A reverse stock split always increases the share price of the stock undergoing the split. In fact, boosting the stock price is usually the primary reason for the reverse split. The markets don't have a very high opinion of using reverse splits to boost prices, though, which is why "USA Today" markets analyst Matt Krantz once referred to the tactic as "something kind of sad" and "an admission of defeat."
Reverse Stock Splits
In a traditional stock split, a company replaces its current outstanding stock with a larger number of shares of new stock. It distributes the new stock to its shareholders in direct proportion to the number of shares they owned of the old stock. In a typical 2-for-1 split, for example, a shareholder who started out with one share of old stock ends up with two shares of new stock. A reverse split does just the opposite: The company replaces the current stock with fewer shares of new stock, distributed in proportion to shareholders' current ownership. In a 1-for-2 split, a stockholder who owned two shares of the old stock winds up with just one share of the new stock.
A reverse stock split (just like a traditional split) doesn't change the value of the company at all. The reverse split just spreads that value over fewer shares of stock. As a result, the per-share price of the stock must increase. Whereas before the company might have had 10 million shares outstanding at $1 apiece, it now has 5 million shares outstanding at $2 apiece. In both cases, the company's market capitalization is the same: $10 million. A reverse split also doesn't change any shareholder's stake in the company. If an investor owned 2 percent of the company before, that same investor owns 2 percent afterward; that ownership is just represented by a different number of shares. Before, she had 200,000 shares at $1 apiece; now she has 100,000 at $2 apiece.
The increase in the share price isn't merely a side effect of the reverse split. It's usually the reason the company executed the split in the first place. There are two reasons for this. One is to simply make the stock look better to less-sophisticated investors. A stock trading for 50 cents might not be as attractive as one trading for $5, so a company might try a 1-for-10 split. The second reason is to avoid "delisting." Stock exchanges generally require a company to maintain a certain minimum share price -- usually $1 -- or risk getting kicked off the exchange.
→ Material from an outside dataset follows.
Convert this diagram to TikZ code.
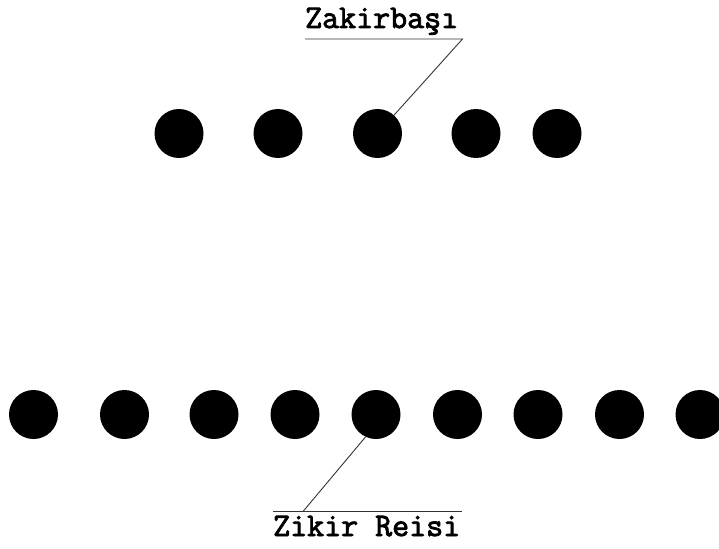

A reverse split can get the price up above the minimum.
On the day that a company reverse-splits its stock, the market automatically adjusts the price to account for the split. If the stock closed at $1 the day before, it will open at around $2. Investors generally recognize that the reverse split is primarily a bookkeeping measure, one that doesn't change the underlying fundamentals of the company. And Krantz writes that the reverse split could even discourage investors, pushing the price back down, as it signals that the company is resorting to accounting gimmicks rather than sound strategy to increase its share price.